WHAT NEEDS TO BE DONE:
Your task is to copy the listing exactly. Drop any pictures from the copy.

COLLECTED MATERIAL:
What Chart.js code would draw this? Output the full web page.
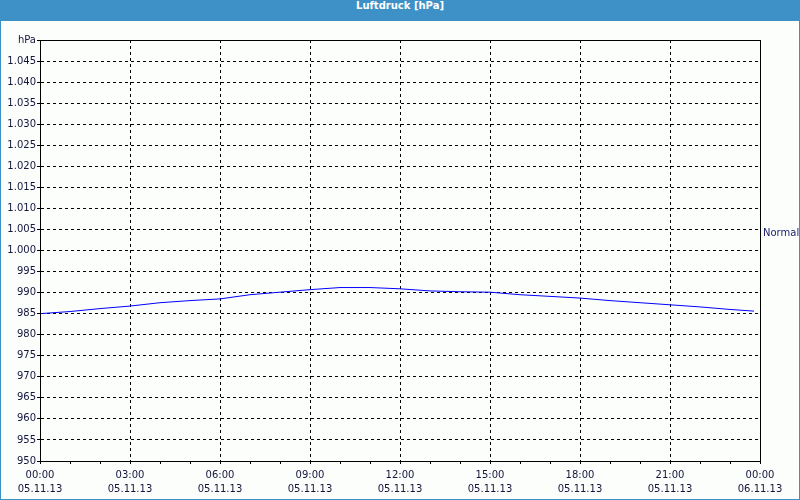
<!DOCTYPE html>
<html>
<head>
<meta charset="utf-8">
<script src="https://cdn.jsdelivr.net/npm/chart.js@4/dist/chart.umd.min.js"></script>
<style>
  html, body { margin: 0; padding: 0; background: #fcfefc; }
  #frame {
    width: 800px; height: 500px; box-sizing: border-box;
    border: 1px solid #3d91c7; border-top: none; background: #fcfefc;
  }
  #head {
    height: 21px; line-height: 21px; margin: 0 -1px; background: #3d91c7;
    color: #fff; font: bold 10px "DejaVu Sans", sans-serif; text-align: center;
  }
  #box { position: relative; width: 798px; height: 478px; }
</style>
</head>
<body>
<div id="frame">
  <div id="head">Luftdruck [hPa]</div>
  <div id="box"><canvas id="c"></canvas></div>
</div>
<script>
// hours since 05.11.13 00:00
const hours = [0, 1, 2, 3, 4, 5, 6, 7, 8, 9, 10, 11, 12, 13, 14, 15, 16, 17, 18, 19, 20, 21, 22, 23, 23.8];
const pressure = [985.0, 985.5, 986.2, 986.8, 987.6, 988.1, 988.5, 989.5, 990.1, 990.7, 991.2, 991.2, 990.9,
                  990.4, 990.2, 990.1, 989.5, 989.1, 988.7, 988.1, 987.6, 987.1, 986.6, 986.0, 985.6];
const seriesName = 'Normal';
const yUnit = 'hPa';
const dates = ['05.11.13', '06.11.13'];

const ink = '#14143c';
const tickFont = { family: '"DejaVu Sans", sans-serif', size: 10, lineHeight: 1.4 };

function pad(n) { return (n < 10 ? '0' : '') + n; }
function fmtHpa(v) {
  if (v >= 1000) return '1.' + String(v - 1000).padStart(3, '0');
  return String(v);
}

const framePlugin = {
  id: 'frame',
  afterDatasetsDraw(chart) {
    const a = chart.chartArea, ctx = chart.ctx;
    ctx.save();
    ctx.strokeStyle = '#000';
    ctx.lineWidth = 1;
    ctx.strokeRect(Math.round(a.left) + 0.5, Math.round(a.top) + 0.5,
                   Math.round(a.right - a.left), Math.round(a.bottom - a.top));
    // series label on the right
    const y = chart.scales.y.getPixelForValue(1005);
    ctx.fillStyle = '#1a1a70';
    ctx.font = '10px "DejaVu Sans", sans-serif';
    ctx.textBaseline = 'middle';
    ctx.fillText(seriesName, a.right + 3, y + 4);
    ctx.restore();
  }
};

new Chart(document.getElementById('c'), {
  type: 'line',
  data: {
    datasets: [{
      label: seriesName,
      data: hours.map((h, i) => ({ x: h, y: pressure[i] })),
      borderColor: '#0000ff',
      borderWidth: 1,
      pointRadius: 0,
      tension: 0
    }]
  },
  options: {
    responsive: true,
    maintainAspectRatio: false,
    animation: false,
    layout: { padding: { left: 0, right: 39, top: 19, bottom: 0 } },
    plugins: { legend: { display: false }, tooltip: { enabled: false } },
    scales: {
      x: {
        type: 'linear', min: 0, max: 24,
        afterFit(s) { s.height = 38; },
        ticks: {
          stepSize: 1, autoSkip: false, maxRotation: 0, padding: 4,
          color: ink, font: tickFont,
          callback(v) {
            if (v % 3 !== 0) return '';
            return [pad(v % 24) + ':00', dates[v < 24 ? 0 : 1]];
          }
        },
        grid: {
          color: c => (c.tick && c.tick.value % 3 === 0 && c.tick.value > 0 && c.tick.value < 24) ? '#000' : 'rgba(0,0,0,0)',
          tickColor: '#000', tickLength: 3, tickBorderDash: []
        },
        border: { display: true, color: '#000', dash: [3, 3] }
      },
      y: {
        min: 950, max: 1050,
        afterFit(s) { s.width = 39; },
        ticks: {
          stepSize: 5, padding: 1, color: ink, font: tickFont,
          callback(v) { return v === 1050 ? yUnit : fmtHpa(v); }
        },
        grid: {
          color: c => (c.tick && c.tick.value > 950 && c.tick.value < 1050) ? '#000' : 'rgba(0,0,0,0)',
          tickColor: '#000', tickLength: 3, tickBorderDash: []
        },
        border: { display: true, color: '#000', dash: [3, 3] }
      }
    }
  },
  plugins: [framePlugin]
});
</script>
</body>
</html>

EXERCISE SOLUTION:
What Chart.js code would draw this? Output the full web page.
<!DOCTYPE html>
<html>
<head>
<meta charset="utf-8">
<script src="https://cdn.jsdelivr.net/npm/chart.js@4/dist/chart.umd.min.js"></script>
<style>
  html, body { margin: 0; padding: 0; background: #fcfefc; }
  #frame {
    width: 800px; height: 500px; box-sizing: border-box;
    border: 1px solid #3d91c7; border-top: none; background: #fcfefc;
  }
  #head {
    height: 21px; line-height: 21px; margin: 0 -1px; background: #3d91c7;
    color: #fff; font: bold 10px "DejaVu Sans", sans-serif; text-align: center;
  }
  #box { position: relative; width: 798px; height: 478px; }
</style>
</head>
<body>
<div id="frame">
  <div id="head">Luftdruck [hPa]</div>
  <div id="box"><canvas id="c"></canvas></div>
</div>
<script>
// hours since 05.11.13 00:00
const hours = [0, 1, 2, 3, 4, 5, 6, 7, 8, 9, 10, 11, 12, 13, 14, 15, 16, 17, 18, 19, 20, 21, 22, 23, 23.8];
const pressure = [985.0, 985.5, 986.2, 986.8, 987.6, 988.1, 988.5, 989.5, 990.1, 990.7, 991.2, 991.2, 990.9,
                  990.4, 990.2, 990.1, 989.5, 989.1, 988.7, 988.1, 987.6, 987.1, 986.6, 986.0, 985.6];
const seriesName = 'Normal';
const yUnit = 'hPa';
const dates = ['05.11.13', '06.11.13'];

const ink = '#14143c';
const tickFont = { family: '"DejaVu Sans", sans-serif', size: 10, lineHeight: 1.4 };

function pad(n) { return (n < 10 ? '0' : '') + n; }
function fmtHpa(v) {
  if (v >= 1000) return '1.' + String(v - 1000).padStart(3, '0');
  return String(v);
}

const framePlugin = {
  id: 'frame',
  afterDatasetsDraw(chart) {
    const a = chart.chartArea, ctx = chart.ctx;
    ctx.save();
    ctx.strokeStyle = '#000';
    ctx.lineWidth = 1;
    ctx.strokeRect(Math.round(a.left) + 0.5, Math.round(a.top) + 0.5,
                   Math.round(a.right - a.left), Math.round(a.bottom - a.top));
    // series label on the right
    const y = chart.scales.y.getPixelForValue(1005);
    ctx.fillStyle = '#1a1a70';
    ctx.font = '10px "DejaVu Sans", sans-serif';
    ctx.textBaseline = 'middle';
    ctx.fillText(seriesName, a.right + 3, y + 4);
    ctx.restore();
  }
};

new Chart(document.getElementById('c'), {
  type: 'line',
  data: {
    datasets: [{
      label: seriesName,
      data: hours.map((h, i) => ({ x: h, y: pressure[i] })),
      borderColor: '#0000ff',
      borderWidth: 1,
      pointRadius: 0,
      tension: 0
    }]
  },
  options: {
    responsive: true,
    maintainAspectRatio: false,
    animation: false,
    layout: { padding: { left: 0, right: 39, top: 19, bottom: 0 } },
    plugins: { legend: { display: false }, tooltip: { enabled: false } },
    scales: {
      x: {
        type: 'linear', min: 0, max: 24,
        afterFit(s) { s.height = 38; },
        ticks: {
          stepSize: 1, autoSkip: false, maxRotation: 0, padding: 4,
          color: ink, font: tickFont,
          callback(v) {
            if (v % 3 !== 0) return '';
            return [pad(v % 24) + ':00', dates[v < 24 ? 0 : 1]];
          }
        },
        grid: {
          color: c => (c.tick && c.tick.value % 3 === 0 && c.tick.value > 0 && c.tick.value < 24) ? '#000' : 'rgba(0,0,0,0)',
          tickColor: '#000', tickLength: 3, tickBorderDash: []
        },
        border: { display: true, color: '#000', dash: [3, 3] }
      },
      y: {
        min: 950, max: 1050,
        afterFit(s) { s.width = 39; },
        ticks: {
          stepSize: 5, padding: 1, color: ink, font: tickFont,
          callback(v) { return v === 1050 ? yUnit : fmtHpa(v); }
        },
        grid: {
          color: c => (c.tick && c.tick.value > 950 && c.tick.value < 1050) ? '#000' : 'rgba(0,0,0,0)',
          tickColor: '#000', tickLength: 3, tickBorderDash: []
        },
        border: { display: true, color: '#000', dash: [3, 3] }
      }
    }
  },
  plugins: [framePlugin]
});
</script>
</body>
</html>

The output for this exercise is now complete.